Ohio's sexual politics are just as contradictory. On the one hand my adopted state made the news a few days ago with an abstinence-only sex ed curriculum that promotes rape culture. My county isn't quite within this particular program's scope, but the curriculum does cover the large Columbus market - and public schools along with private ones. Jill at Feministe has all the gory details, including "in the end they all get STDs," which sounds about right. One of my former students told me about a sex ed program at his high school that warned kids if they had sex, they'd likely wind up addicted to drugs, passed out in a New York train station, and possibly missing a kidney to boot.
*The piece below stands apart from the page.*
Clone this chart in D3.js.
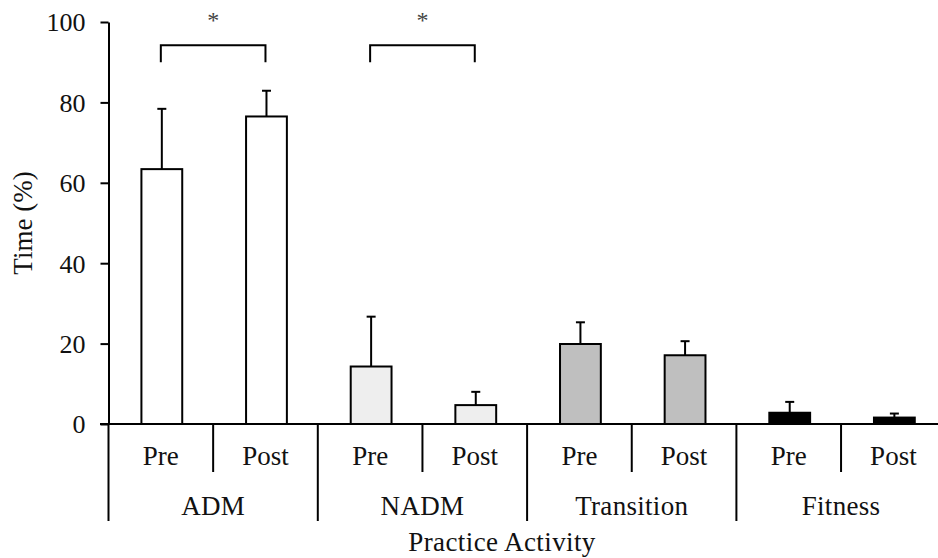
<!DOCTYPE html>
<html>
<head>
<meta charset="utf-8">
<script src="https://cdn.jsdelivr.net/npm/d3@7"></script>
<style>
  body { margin: 0; background: #fff; }
  svg text { font-family: "Liberation Serif", Tinos, "Times New Roman", Times, "DejaVu Serif", serif !important; fill: #111; }
</style>
</head>
<body>
<div id="chart"></div>
<script>
// data
let groups = ["ADM", "NADM", "Transition", "Fitness"];
let phases = ["Pre", "Post"];
let preMeans = [63.4, 14.3, 19.9, 2.8];
let postMeans = [76.5, 4.7, 17.1, 1.6];
let preErr = [15.0, 12.4, 5.4, 2.7];
let postErr = [6.4, 3.3, 3.5, 1.0];
let groupFills = ["#ffffff", "#eeeeee", "#bfbfbf", "#000000"];
let sigGroups = ["ADM", "NADM"];
let yTicks = [0, 20, 40, 60, 80, 100];

let width = 938, height = 558;
let fontSize = 27;

let rows = [];
groups.forEach((g, i) => {
  rows.push({group: g, phase: "Pre", mean: preMeans[i], err: preErr[i], fill: groupFills[i]});
  rows.push({group: g, phase: "Post", mean: postMeans[i], err: postErr[i], fill: groupFills[i]});
});

// scales
let x0 = d3.scaleBand().domain(groups).range([108.5, 945.7]);
let x1 = d3.scaleBand().domain(phases).range([0, x0.bandwidth()]);
let y = d3.scaleLinear().domain([0, 100]).range([424, 22]);
let barW = x1.bandwidth() * 0.39;
let cx = d => x0(d.group) + x1(d.phase) + x1.bandwidth() / 2 + 1;

let svg = d3.select("#chart").append("svg")
  .attr("width", width)
  .attr("height", height);

// bars
svg.append("g").selectAll("rect")
  .data(rows)
  .join("rect")
  .attr("x", d => cx(d) - barW / 2)
  .attr("y", d => y(d.mean))
  .attr("width", barW)
  .attr("height", d => y(0) - y(d.mean))
  .attr("fill", d => d.fill)
  .attr("stroke", "#000")
  .attr("stroke-width", 2);

// error bars (upper only)
let eb = svg.append("g").attr("stroke", "#000").attr("stroke-width", 2);
eb.selectAll("line.v")
  .data(rows)
  .join("line")
  .attr("class", "v")
  .attr("x1", cx).attr("x2", cx)
  .attr("y1", d => y(d.mean)).attr("y2", d => y(d.mean + d.err));
eb.selectAll("line.cap")
  .data(rows)
  .join("line")
  .attr("class", "cap")
  .attr("x1", d => cx(d) - 4.5).attr("x2", d => cx(d) + 4.5)
  .attr("y1", d => y(d.mean + d.err)).attr("y2", d => y(d.mean + d.err));

// baseline
svg.append("line")
  .attr("x1", 100).attr("x2", width)
  .attr("y1", y(0)).attr("y2", y(0))
  .attr("stroke", "#000").attr("stroke-width", 2);

// y axis
let yAxis = d3.axisLeft(y).tickValues(yTicks).tickSize(8).tickSizeOuter(0).tickPadding(15);
let gy = svg.append("g")
  .attr("transform", "translate(" + x0.range()[0] + ",0)")
  .call(yAxis);
gy.select(".domain").attr("stroke-width", 2);
gy.selectAll(".tick line").attr("stroke-width", 2);
gy.selectAll(".tick text")
  .style("font-size", "26px")
  .attr("dy", "0.34em");

// category dividers: short between phases, long between groups
let gx = svg.append("g").attr("stroke", "#000").attr("stroke-width", 2);
gx.selectAll("line.grp")
  .data(groups)
  .join("line")
  .attr("class", "grp")
  .attr("x1", d => x0(d)).attr("x2", d => x0(d))
  .attr("y1", y(0)).attr("y2", 521);
gx.selectAll("line.ph")
  .data(groups)
  .join("line")
  .attr("class", "ph")
  .attr("x1", d => x0(d) + x1("Post")).attr("x2", d => x0(d) + x1("Post"))
  .attr("y1", y(0)).attr("y2", 472);

svg.append("g").selectAll("text")
  .data(rows)
  .join("text")
  .attr("x", d => x0(d.group) + x1(d.phase) + x1.bandwidth() / 2)
  .attr("y", 465)
  .attr("text-anchor", "middle")
  .style("font-size", fontSize + "px")
  .text(d => d.phase);

svg.append("g").selectAll("text")
  .data(groups)
  .join("text")
  .attr("x", d => x0(d) + x0.bandwidth() / 2)
  .attr("y", 515)
  .attr("text-anchor", "middle")
  .style("font-size", fontSize + "px")
  .style("letter-spacing", "0.3px")
  .text(d => d);

// axis titles
svg.append("text")
  .attr("x", 502).attr("y", 551)
  .attr("text-anchor", "middle")
  .style("font-size", fontSize + "px")
  .style("letter-spacing", "0.4px")
  .text("Practice Activity");

svg.append("text")
  .attr("transform", "translate(32," + y(50) + ") rotate(-90)")
  .attr("text-anchor", "middle")
  .style("font-size", fontSize + "px")
  .text("Time (%)");

// significance brackets
let sig = svg.append("g");
sigGroups.forEach(g => {
  let xa = x0(g) + x1("Pre") + x1.bandwidth() / 2;
  let xb = x0(g) + x1("Post") + x1.bandwidth() / 2;
  sig.append("path")
    .attr("d", "M" + xa + "," + y(90) + "V" + y(94.2) + "H" + xb + "V" + y(90))
    .attr("fill", "none")
    .attr("stroke", "#000")
    .attr("stroke-width", 2);
  sig.append("text")
    .attr("x", (xa + xb) / 2).attr("y", y(98.4))
    .attr("text-anchor", "middle")
    .style("font-size", "24px")
    .style("fill", "#444")
    .text("*");
});
</script>
</body>
</html>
Ohio is also the home of Derek the Abstinence Clown, another fabulously wise use of your federal tax dollars. 'Nuff said.
On the other hand, Ohio's Presbyterian Church just took a strong progressive position by voting to open the clergy to persons in same-sex relationships. According to this morning's Columbus Dispatch:
The Presbytery of Scioto Valley of the Presbyterian Church (USA) voted 115 to 88 to delete language from the church constitution that says clergy must be in a faithful marriage between a man and a woman or be chaste.In order for policy to change, a majority of presbyteries nationwide would have to vote to remove the old language, and so far the the results don't look promising. If the new policy fails, unmarried but sexually active heterosexual clergy stand to lose, too. The policy change promotes sexual freedom - and removes the incentives to hypocrisy - for everyone, irrespective of sexual orientation.
Whatever happens, I'm glad that in a state where the Reverend Rod Parsley often seems to dominate the religious landscape, Presbyterians have taken a step toward the equality that any just or merciful God would demand.